The more I study the Bible and listen to various commentators/preachers, the more I am drawn to Reformed systematic theology, or what is popularly dubbed “Calvinism.” Although such analogies can only be pushed so far, I think Calvinism is similar to Rothbardianism, because they each have a set of intuitive principles that, when followed to their logical conclusion, make most people shy away. But once you get over the initial shock—“How could we possibly allow ‘market forces’ to regulate nuclear weapons?!”—it becomes obvious that the intuitive principles are correct, and that the incredulous critics are simply confused. I’m now in a position where I think, “If you think through the implications of the attributes of the Biblical God, how could He not have predestined everyone’s fate?
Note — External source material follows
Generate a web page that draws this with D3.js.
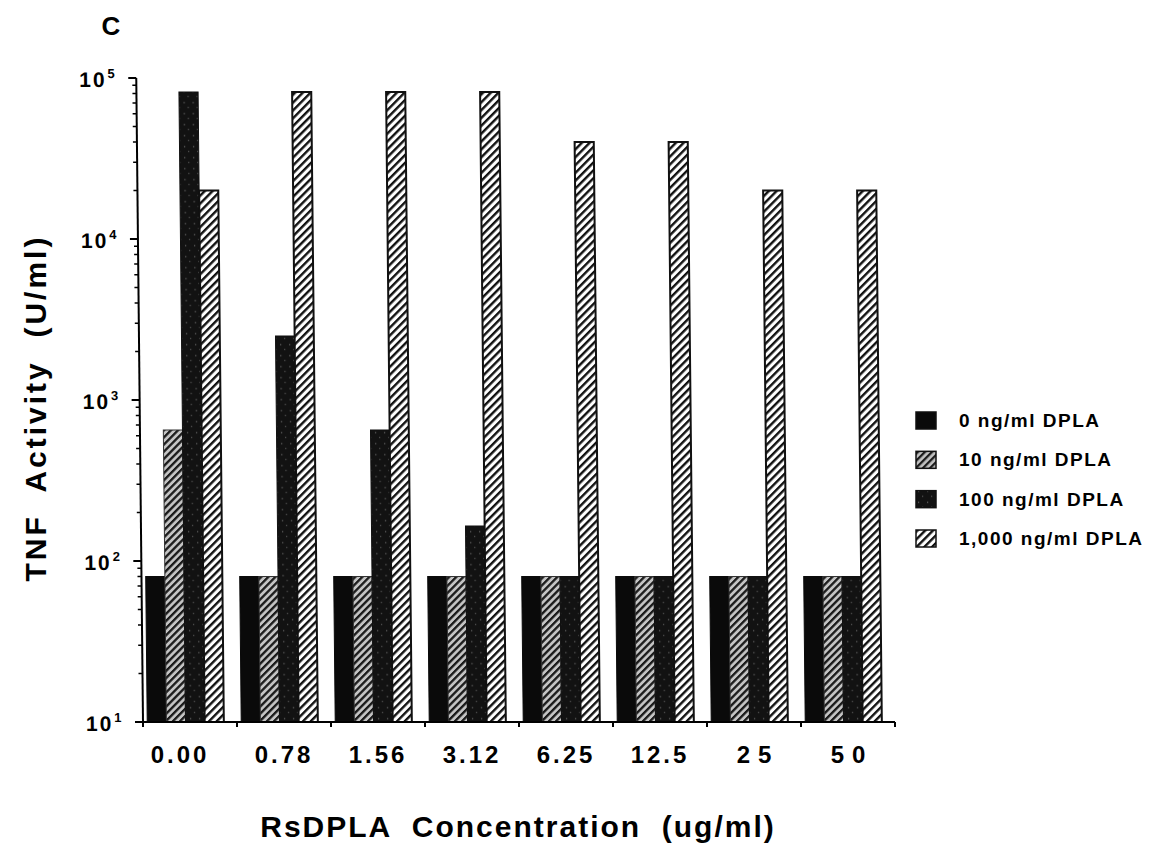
<!DOCTYPE html>
<html>
<head>
<meta charset="utf-8">
<script src="https://cdn.jsdelivr.net/npm/d3@7"></script>
<style>
  html, body { margin: 0; padding: 0; background: #fff; }
  svg { display: block; font-family: "Liberation Sans", Arial, Helvetica, sans-serif; font-weight: bold; }
</style>
</head>
<body>
<svg id="chart" width="1150" height="846"></svg>
<script>
// ---- data ----
const categories = ["0.00", "0.78", "1.56", "3.12", "6.25", "12.5", "25", "50"];
const series = ["0 ng/ml DPLA", "10 ng/ml DPLA", "100 ng/ml DPLA", "1,000 ng/ml DPLA"];
const dpla0    = [80, 80, 80, 80, 80, 80, 80, 80];
const dpla10   = [650, 80, 80, 80, 80, 80, 80, 80];
const dpla100  = [82000, 2500, 650, 165, 80, 80, 80, 80];
const dpla1000 = [20000, 82000, 82000, 82000, 40000, 40000, 20000, 20000];
const yTickValues = [10, 100, 1000, 10000, 100000];
const yTickExponents = ["1", "2", "3", "4", "5"];

const seriesValues = [dpla0, dpla10, dpla100, dpla1000];

// ---- layout ----
const svg = d3.select("#chart");
const plotLeft = 143, plotRight = 895, plotTop = 78, plotBottom = 722;
// the scanned original is slightly sheared: tops lean left
const shear = `translate(0,${plotBottom}) skewX(0.6) translate(0,${-plotBottom})`;

const y = d3.scaleLog().domain([10, 100000]).range([plotBottom, plotTop]);
const x0 = d3.scaleBand().domain(categories).range([plotLeft, plotRight]).paddingInner(0).paddingOuter(0);
const bw = x0.bandwidth();
const x1 = d3.scaleBand().domain(series).range([bw * 0.045, bw * 0.86]).padding(0);

// ---- patterns ----
const defs = svg.append("defs");
const p10 = defs.append("pattern").attr("id", "p10").attr("patternUnits", "userSpaceOnUse")
  .attr("width", 5).attr("height", 5).attr("patternTransform", "rotate(45)");
p10.append("rect").attr("width", 5).attr("height", 5).attr("fill", "#c4c4c4");
p10.append("rect").attr("x", 0).attr("width", 2.3).attr("height", 5).attr("fill", "#1a1a1a");
const p100 = defs.append("pattern").attr("id", "p100").attr("patternUnits", "userSpaceOnUse")
  .attr("width", 9).attr("height", 11);
p100.append("rect").attr("width", 9).attr("height", 11).attr("fill", "#121212");
p100.append("rect").attr("x", 2).attr("y", 3).attr("width", 1.2).attr("height", 1.2).attr("fill", "#666");
p100.append("rect").attr("x", 6).attr("y", 8).attr("width", 1.2).attr("height", 1.2).attr("fill", "#555");
const p1000 = defs.append("pattern").attr("id", "p1000").attr("patternUnits", "userSpaceOnUse")
  .attr("width", 5.5).attr("height", 5.5).attr("patternTransform", "rotate(45)");
p1000.append("rect").attr("width", 5.5).attr("height", 5.5).attr("fill", "#fff");
p1000.append("rect").attr("x", 0).attr("width", 2.4).attr("height", 5.5).attr("fill", "#111");

const fills = ["#0a0a0a", "url(#p10)", "url(#p100)", "url(#p1000)"];
const strokes = ["#0a0a0a", "#333", "#111", "#111"];

const plot = svg.append("g").attr("transform", shear);

// ---- bars ----
const groups = plot.append("g").selectAll("g")
  .data(categories)
  .join("g")
  .attr("transform", d => `translate(${x0(d)},0)`);

groups.selectAll("rect")
  .data((c, i) => series.map((s, j) => ({ s, j, v: seriesValues[j][i] })))
  .join("rect")
  .attr("x", d => x1(d.s))
  .attr("y", d => y(d.v))
  .attr("width", x1.bandwidth())
  .attr("height", d => plotBottom - y(d.v))
  .attr("fill", d => fills[d.j])
  .attr("stroke", d => strokes[d.j])
  .attr("stroke-width", d => d.j === 3 ? 2 : 1);

// ---- y axis ----
const yAxis = plot.append("g");
yAxis.append("line").attr("x1", plotLeft).attr("x2", plotLeft).attr("y1", plotTop).attr("y2", plotBottom)
  .attr("stroke", "#000").attr("stroke-width", 2);
const minorTicks = [];
for (let e = 1; e < 5; e++) for (let m = 2; m <= 9; m++) minorTicks.push(m * Math.pow(10, e));
yAxis.selectAll("line.minor").data(minorTicks).join("line").attr("class", "minor")
  .attr("x1", plotLeft - 4).attr("x2", plotLeft).attr("y1", d => y(d)).attr("y2", d => y(d))
  .attr("stroke", "#000").attr("stroke-width", 1.5);
yAxis.selectAll("line.major").data(yTickValues).join("line").attr("class", "major")
  .attr("x1", plotLeft - 8).attr("x2", plotLeft).attr("y1", d => y(d)).attr("y2", d => y(d))
  .attr("stroke", "#000").attr("stroke-width", 2);
const yLab = yAxis.selectAll("text.ylab").data(yTickValues).join("text").attr("class", "ylab")
  .attr("x", 86).attr("y", d => y(d) + 9)
  .attr("font-size", 21).attr("letter-spacing", 2).attr("fill", "#000");
yLab.append("tspan").text("10");
yLab.append("tspan").attr("dx", 1).attr("dy", -9).attr("font-size", 13).attr("letter-spacing", 0)
  .text((d, i) => yTickExponents[i]);

// ---- x axis ----
const xAxis = svg.append("g");
xAxis.append("line").attr("x1", plotLeft).attr("x2", plotRight).attr("y1", plotBottom).attr("y2", plotBottom)
  .attr("stroke", "#000").attr("stroke-width", 2);
xAxis.selectAll("line.xt").data(categories.concat(["end"])).join("line").attr("class", "xt")
  .attr("x1", (d, i) => i < categories.length ? x0(d) : plotRight)
  .attr("x2", (d, i) => i < categories.length ? x0(d) : plotRight)
  .attr("y1", plotBottom).attr("y2", plotBottom + 5)
  .attr("stroke", "#000").attr("stroke-width", 2);
xAxis.selectAll("text.xl").data(categories).join("text").attr("class", "xl")
  .attr("x", (d, i) => x0(d) + bw / 2 + (d.length <= 2 ? 4 : 0) + (i === 0 ? -10 : 0)).attr("y", 763)
  .attr("text-anchor", "middle").attr("font-size", 24)
  .attr("letter-spacing", d => d.length <= 2 ? 8 : 3)
  .text(d => d);

// ---- titles ----
svg.append("text").attr("x", 111).attr("y", 35).attr("text-anchor", "middle")
  .attr("font-size", 26).text("C");
svg.append("text").attr("transform", `translate(46,408) rotate(-90)`)
  .attr("text-anchor", "middle").attr("font-size", 30).attr("letter-spacing", 3)
  .style("white-space", "pre").text("TNF  Activity  (U/ml)");
svg.append("text").attr("x", 518).attr("y", 837).attr("text-anchor", "middle")
  .attr("font-size", 30).attr("letter-spacing", 2)
  .style("white-space", "pre").text("RsDPLA  Concentration  (ug/ml)");

// ---- legend ----
const legendY = d3.scalePoint().domain(series).range([420, 538]);
const leg = svg.append("g").selectAll("g").data(series).join("g")
  .attr("transform", d => `translate(916,${legendY(d)})`);
leg.append("rect").attr("x", 0).attr("y", -8).attr("width", 20).attr("height", 17)
  .attr("fill", (d, i) => fills[i]).attr("stroke", "#111").attr("stroke-width", 1.5);
leg.append("text").attr("x", 43).attr("y", 7).attr("font-size", 19).attr("letter-spacing", 1.5).text(d => d);
</script>
</body>
</html>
What would it even mean to say He hadn’t?” (This is not the place to explain it, but my position does incorporate human free will, in a subtle way that basically reinvented what I later learned was the doctrine of Molinism, named after a 16th century Jesuit monk who also made contributions to economics.)

In wrapping up this essay, I would like to encourage Christian libertarian readers to continue with their study of both arenas of scholarship, and to continue spreading the good news: An infinitely wise, infinitely benevolent Creator has designed our reality such that loving people will create heaven on earth, and regardless of what others may do, all you need to be restored in fellowship with Him is accept His free gift of mercy and grace. Don’t let the haters tell you otherwise!